▸ Data block:
— BEGIN —
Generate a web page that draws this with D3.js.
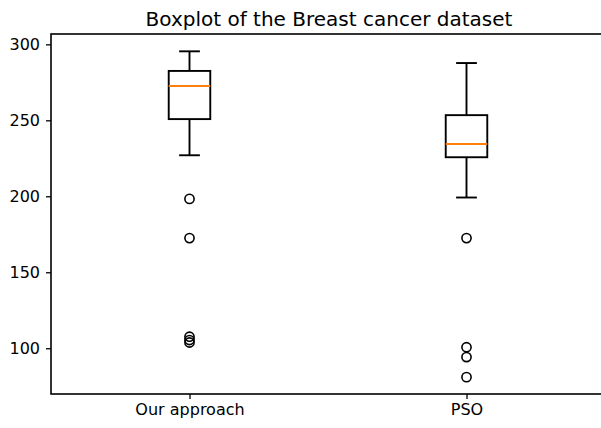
<!DOCTYPE html>
<html><head><meta charset="utf-8">
<script src="https://cdn.jsdelivr.net/npm/d3@7"></script>
<style>html,body{margin:0;padding:0;background:#fff;overflow:hidden}svg{display:block}</style>
</head><body>
<svg id="chart" width="601" height="428"></svg>
<script>
const categories = ["Our approach", "PSO"];
const whiskerLow = [227.0, 199.2];
const q1 = [250.8, 225.7];
const median = [272.6, 234.4];
const q3 = [282.5, 253.4];
const whiskerHigh = [295.4, 287.7];
const outliers = [[198.3, 172.5, 107.6, 105.4, 103.8], [172.5, 100.7, 94.2, 81.0]];
const yTicks = [100, 150, 200, 250, 300];
const title = "Boxplot of the Breast cancer dataset";

const svg = d3.select("#chart");
const m = {left: 51, right: 605, top: 34, bottom: 394};
const x = d3.scaleLinear().domain([0.5, 2.5]).range([m.left, m.right]);
const y = d3.scaleLinear().domain([69.9, 306.8]).range([m.bottom, m.top]);
const font = "DejaVu Sans, sans-serif";
const boxW = x(1.15) - x(1.0);
const capW = boxW / 2;

svg.append("text").attr("x", (m.left + m.right) / 2 + 1).attr("y", 25.5)
  .attr("text-anchor", "middle").attr("font-family", font).attr("font-size", 20)
  .attr("fill", "#000").text(title);

const yAxis = svg.append("g").attr("transform", `translate(${m.left},0)`)
  .call(d3.axisLeft(y).tickValues(yTicks).tickSize(5).tickPadding(6));
yAxis.select(".domain").remove();
yAxis.selectAll("text").attr("font-family", font).attr("font-size", 16).attr("fill", "#000");
yAxis.selectAll("line").attr("stroke", "#000").attr("stroke-width", 1.3);

const xAxis = svg.append("g").attr("transform", `translate(0,${m.bottom})`)
  .call(d3.axisBottom(x).tickValues([1, 2]).tickFormat(d => categories[d - 1]).tickSize(5).tickPadding(5));
xAxis.select(".domain").remove();
xAxis.selectAll("text").attr("font-family", font).attr("font-size", 16).attr("fill", "#000");
xAxis.selectAll("line").attr("stroke", "#000").attr("stroke-width", 1.3);

svg.append("rect").attr("x", m.left).attr("y", m.top)
  .attr("width", m.right - m.left).attr("height", m.bottom - m.top)
  .attr("fill", "none").attr("stroke", "#000").attr("stroke-width", 1.6);

categories.forEach((c, i) => {
  const cx = x(i + 1);
  const g = svg.append("g").attr("stroke", "#000").attr("stroke-width", 1.9).attr("fill", "none");
  g.append("line").attr("x1", cx).attr("x2", cx).attr("y1", y(q3[i])).attr("y2", y(whiskerHigh[i]));
  g.append("line").attr("x1", cx).attr("x2", cx).attr("y1", y(q1[i])).attr("y2", y(whiskerLow[i]));
  g.append("line").attr("x1", cx - capW / 2).attr("x2", cx + capW / 2).attr("y1", y(whiskerHigh[i])).attr("y2", y(whiskerHigh[i]));
  g.append("line").attr("x1", cx - capW / 2).attr("x2", cx + capW / 2).attr("y1", y(whiskerLow[i])).attr("y2", y(whiskerLow[i]));
  g.append("rect").attr("x", cx - boxW / 2).attr("y", y(q3[i]))
    .attr("width", boxW).attr("height", y(q1[i]) - y(q3[i]));
  svg.append("line").attr("x1", cx - boxW / 2).attr("x2", cx + boxW / 2)
    .attr("y1", y(median[i])).attr("y2", y(median[i]))
    .attr("stroke", "#ff7f0e").attr("stroke-width", 1.9);
  svg.selectAll(null).data(outliers[i]).enter().append("circle")
    .attr("cx", cx).attr("cy", d => y(d)).attr("r", 4.6)
    .attr("fill", "none").attr("stroke", "#000").attr("stroke-width", 1.6);
});
</script>
</body></html>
— END —
▸ Stated goal:
Omit every picture while copying the listing above exactly.

▸ Solution below:
Generate a web page that draws this with D3.js.
<!DOCTYPE html>
<html><head><meta charset="utf-8">
<script src="https://cdn.jsdelivr.net/npm/d3@7"></script>
<style>html,body{margin:0;padding:0;background:#fff;overflow:hidden}svg{display:block}</style>
</head><body>
<svg id="chart" width="601" height="428"></svg>
<script>
const categories = ["Our approach", "PSO"];
const whiskerLow = [227.0, 199.2];
const q1 = [250.8, 225.7];
const median = [272.6, 234.4];
const q3 = [282.5, 253.4];
const whiskerHigh = [295.4, 287.7];
const outliers = [[198.3, 172.5, 107.6, 105.4, 103.8], [172.5, 100.7, 94.2, 81.0]];
const yTicks = [100, 150, 200, 250, 300];
const title = "Boxplot of the Breast cancer dataset";

const svg = d3.select("#chart");
const m = {left: 51, right: 605, top: 34, bottom: 394};
const x = d3.scaleLinear().domain([0.5, 2.5]).range([m.left, m.right]);
const y = d3.scaleLinear().domain([69.9, 306.8]).range([m.bottom, m.top]);
const font = "DejaVu Sans, sans-serif";
const boxW = x(1.15) - x(1.0);
const capW = boxW / 2;

svg.append("text").attr("x", (m.left + m.right) / 2 + 1).attr("y", 25.5)
  .attr("text-anchor", "middle").attr("font-family", font).attr("font-size", 20)
  .attr("fill", "#000").text(title);

const yAxis = svg.append("g").attr("transform", `translate(${m.left},0)`)
  .call(d3.axisLeft(y).tickValues(yTicks).tickSize(5).tickPadding(6));
yAxis.select(".domain").remove();
yAxis.selectAll("text").attr("font-family", font).attr("font-size", 16).attr("fill", "#000");
yAxis.selectAll("line").attr("stroke", "#000").attr("stroke-width", 1.3);

const xAxis = svg.append("g").attr("transform", `translate(0,${m.bottom})`)
  .call(d3.axisBottom(x).tickValues([1, 2]).tickFormat(d => categories[d - 1]).tickSize(5).tickPadding(5));
xAxis.select(".domain").remove();
xAxis.selectAll("text").attr("font-family", font).attr("font-size", 16).attr("fill", "#000");
xAxis.selectAll("line").attr("stroke", "#000").attr("stroke-width", 1.3);

svg.append("rect").attr("x", m.left).attr("y", m.top)
  .attr("width", m.right - m.left).attr("height", m.bottom - m.top)
  .attr("fill", "none").attr("stroke", "#000").attr("stroke-width", 1.6);

categories.forEach((c, i) => {
  const cx = x(i + 1);
  const g = svg.append("g").attr("stroke", "#000").attr("stroke-width", 1.9).attr("fill", "none");
  g.append("line").attr("x1", cx).attr("x2", cx).attr("y1", y(q3[i])).attr("y2", y(whiskerHigh[i]));
  g.append("line").attr("x1", cx).attr("x2", cx).attr("y1", y(q1[i])).attr("y2", y(whiskerLow[i]));
  g.append("line").attr("x1", cx - capW / 2).attr("x2", cx + capW / 2).attr("y1", y(whiskerHigh[i])).attr("y2", y(whiskerHigh[i]));
  g.append("line").attr("x1", cx - capW / 2).attr("x2", cx + capW / 2).attr("y1", y(whiskerLow[i])).attr("y2", y(whiskerLow[i]));
  g.append("rect").attr("x", cx - boxW / 2).attr("y", y(q3[i]))
    .attr("width", boxW).attr("height", y(q1[i]) - y(q3[i]));
  svg.append("line").attr("x1", cx - boxW / 2).attr("x2", cx + boxW / 2)
    .attr("y1", y(median[i])).attr("y2", y(median[i]))
    .attr("stroke", "#ff7f0e").attr("stroke-width", 1.9);
  svg.selectAll(null).data(outliers[i]).enter().append("circle")
    .attr("cx", cx).attr("cy", d => y(d)).attr("r", 4.6)
    .attr("fill", "none").attr("stroke", "#000").attr("stroke-width", 1.6);
});
</script>
</body></html>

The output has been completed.